The result in this case is that the jury did not receive the statutory instruction on the application of parole in the charge, but then sought additional information.   Rather than providing the entirety of the parole information, the trial court fine-tuned its answer to only the question asked, which was the length of years of imprisonment effected by assessment of a life sentence.   By limiting the information provided, however, the court did not provide the additional information pointing out in detail that eligibility for parole did not guarantee that it would be granted, or that the application for parole depended on factors that could not presently be predicted.   The statutory definition also directs the jury to consider only the existence of parole law but not to consider how it might be applied to this particular defendant.   Neither was this information included in the answer provided to the jury's note.

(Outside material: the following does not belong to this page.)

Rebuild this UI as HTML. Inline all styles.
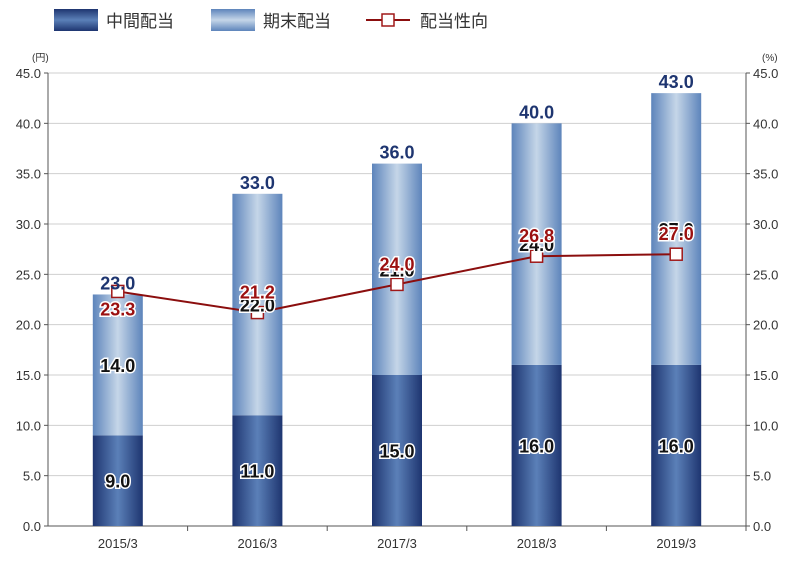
<!DOCTYPE html>
<html><head><meta charset="utf-8"><style>
body{margin:0;background:#fff;}
svg text{font-family:"Liberation Sans","Noto Sans CJK JP",sans-serif;}
</style></head><body>
<svg width="800" height="560" viewBox="0 0 800 560">
<defs>
<linearGradient id="gDark" x1="0" x2="1" y1="0" y2="0">
<stop offset="0" stop-color="#1e3570"/><stop offset="0.5" stop-color="#5b80b8"/><stop offset="1" stop-color="#1e3570"/></linearGradient>
<linearGradient id="gLight" x1="0" x2="1" y1="0" y2="0">
<stop offset="0" stop-color="#5d84bb"/><stop offset="0.5" stop-color="#c5d6e8"/><stop offset="1" stop-color="#5d84bb"/></linearGradient>
<linearGradient id="lDark" x1="0" x2="0" y1="0" y2="1">
<stop offset="0" stop-color="#1e3570"/><stop offset="0.5" stop-color="#5b80b8"/><stop offset="1" stop-color="#1e3570"/></linearGradient>
<linearGradient id="lLight" x1="0" x2="0" y1="0" y2="1">
<stop offset="0" stop-color="#5d84bb"/><stop offset="0.5" stop-color="#c5d6e8"/><stop offset="1" stop-color="#5d84bb"/></linearGradient>
</defs>
<g>
<rect x="54" y="9" width="44" height="22" fill="url(#lDark)"/>
<text x="106" y="27" font-size="17" fill="#333">中間配当</text>
<rect x="211" y="9" width="44" height="22" fill="url(#lLight)"/>
<text x="263" y="27" font-size="17" fill="#333">期末配当</text>
<line x1="366" y1="20" x2="410" y2="20" stroke="#8b0e0e" stroke-width="2"/>
<rect x="382" y="14" width="12" height="12" fill="#fff" stroke="#a01818" stroke-width="1.5"/>
<text x="420" y="27" font-size="17" fill="#333">配当性向</text>
</g>
<text x="32" y="61" font-size="10" fill="#333">(円)</text>
<text x="762" y="61" font-size="10" fill="#333">(%)</text>
<g id="grid"></g><g id="bars"></g><g id="line"></g><g id="labels"></g>
</svg>
<script>
const categories=["2015/3","2016/3","2017/3","2018/3","2019/3"];
const interim=[9.0,11.0,15.0,16.0,16.0];
const finalDiv=[14.0,22.0,21.0,24.0,27.0];
const payout=[23.3,21.2,24.0,26.8,27.0];
const ticks=[0,5,10,15,20,25,30,35,40,45];
const NS="http://www.w3.org/2000/svg";
const X0=48,X1=746,Y0=526,Y1=73,MAX=45;
const y=v=>Y0-(v/MAX)*(Y0-Y1);
const step=(X1-X0)/categories.length;
const xc=i=>X0+step*(i+0.5);
function mk(t,a,p,txt){const e=document.createElementNS(NS,t);for(const k in a)e.setAttribute(k,a[k]);if(txt!==undefined)e.textContent=txt;p.appendChild(e);return e;}
const grid=document.getElementById('grid'),bars=document.getElementById('bars'),line=document.getElementById('line'),labels=document.getElementById('labels');
ticks.forEach(t=>{
 if(t>0){const g=mk('line',{x1:X0,x2:X1,y1:y(t),y2:y(t),stroke:'#cfcfcf','stroke-width':1},grid);
 
 }
 const l=mk('text',{x:X0-7,y:y(t)+5,'font-size':13,fill:'#333','text-anchor':'end'},grid,t.toFixed(1));
 
 
 const r=mk('text',{x:X1+7,y:y(t)+5,'font-size':13,fill:'#333'},grid,t.toFixed(1));
 
 
 mk('line',{x1:X0-4,x2:X0,y1:y(t),y2:y(t),stroke:'#555'},grid);
 mk('line',{x1:X1,x2:X1+4,y1:y(t),y2:y(t),stroke:'#555'},grid);
});
mk('line',{x1:X0,x2:X0,y1:Y1,y2:Y0,stroke:'#555'},grid);
mk('line',{x1:X1,x2:X1,y1:Y1,y2:Y0,stroke:'#555'},grid);
mk('line',{x1:X0,x2:X1,y1:Y0,y2:Y0,stroke:'#555'},grid);
const BW=50;
categories.forEach((c,i)=>{
 const cx=xc(i);
 const tx=mk('text',{x:cx,y:Y0+22,'font-size':13,fill:'#333','text-anchor':'middle'},grid,c);
 
 
 mk('line',{x1:X0+step*(i+1),x2:X0+step*(i+1),y1:Y0,y2:Y0+5,stroke:'#555'},grid);
 const b1=mk('rect',{x:cx-BW/2,y:y(interim[i]),width:BW,height:Y0-y(interim[i]),fill:'url(#gDark)'},bars);
 
 
 const tot=interim[i]+finalDiv[i];
 const b2=mk('rect',{x:cx-BW/2,y:y(tot),width:BW,height:y(interim[i])-y(tot),fill:'url(#gLight)'},bars);
 
 
 const st={'font-size':18,'font-weight':'bold','text-anchor':'middle',fill:'#111',stroke:'#fff','stroke-width':3,'paint-order':'stroke'};
 const l1=mk('text',Object.assign({x:cx,y:(Y0+y(interim[i]))/2+7},st),labels,interim[i].toFixed(1));
 
 
 const l2=mk('text',Object.assign({x:cx,y:(y(interim[i])+y(tot))/2+7},st),labels,finalDiv[i].toFixed(1));
 
 
 const l3=mk('text',{x:cx,y:y(tot)-5,'font-size':18,'font-weight':'bold','text-anchor':'middle',fill:'#1e3570'},labels,tot.toFixed(1));
 
 
});
const pts=payout.map((v,i)=>xc(i)+','+y(v)).join(' ');
const pl=mk('polyline',{points:pts,fill:'none',stroke:'#8b0e0e','stroke-width':2},line);


payout.forEach((v,i)=>{
 const m=mk('rect',{x:xc(i)-6,y:y(v)-6,width:12,height:12,fill:'#fff',stroke:'#a01818','stroke-width':1.5},line);
 
 
 const ly=i===0?y(v)+24:y(v)-14;
 const t=mk('text',{x:xc(i),y:ly,'font-size':18,'font-weight':'bold','text-anchor':'middle',fill:'#9b1010',stroke:'#fff','stroke-width':3,'paint-order':'stroke'},labels,v.toFixed(1));
 
 
});
</script>
</body></html>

In summary, the answer to the jury's note was not properly given to the jury, presented to counsel for comment and a record made of the actions as is specifically required by statute, and the record does not reflect any waiver by counsel to the procedure required by statute.   Necessarily, then, the record also does not reflect that counsel had any opportunity to review or complain about the answer as given.   The answer as given is incomplete and does not contain the information which the Legislature has found to be necessary when information about the parole system is provided to a jury.   See Ramos v. State, 831 S.W.2d 10, 17-18 (Tex.App.-El Paso 1992, pet. ref'd) (holding that where a defendant did not object to the absence of the parole instruction, if the jury raises a question about parole law the court is required to give a full and complete response).2

We find error in the charge.   The potential punishment range was five to ninety-nine years or life.   State's counsel made the following remarks during his closing argument to the jury on punishment:

[Rogers] has been in jail since September the 9th.   The clock has stopped on his crimes over the last ten years.   The clock has stopped.   The problem is the clock is fixing to start again.   Once you come back and you tell us what he should get, then you are just starting the clock back to when he gets out and that next offense that's out there.   Because if you think this pattern is going away, what's happened in the last ten years?   How long out on parole until we do this, convicted felon, pistol, that in and of itself?

(Emphasis added.)

In light of this argument and the fact that Rogers received a life sentence, and further considering the jury's express interest in the effect of parole in this case and the fact that the court's answer did not contain the limiting language mandated by the Legislature, and further considering the court's failure to properly follow the statute setting out the method for answering such questions, we conclude that the error caused egregious harm.

The conviction is affirmed.   The determination of punishment is reversed and remanded to the trial court for a new trial on punishment.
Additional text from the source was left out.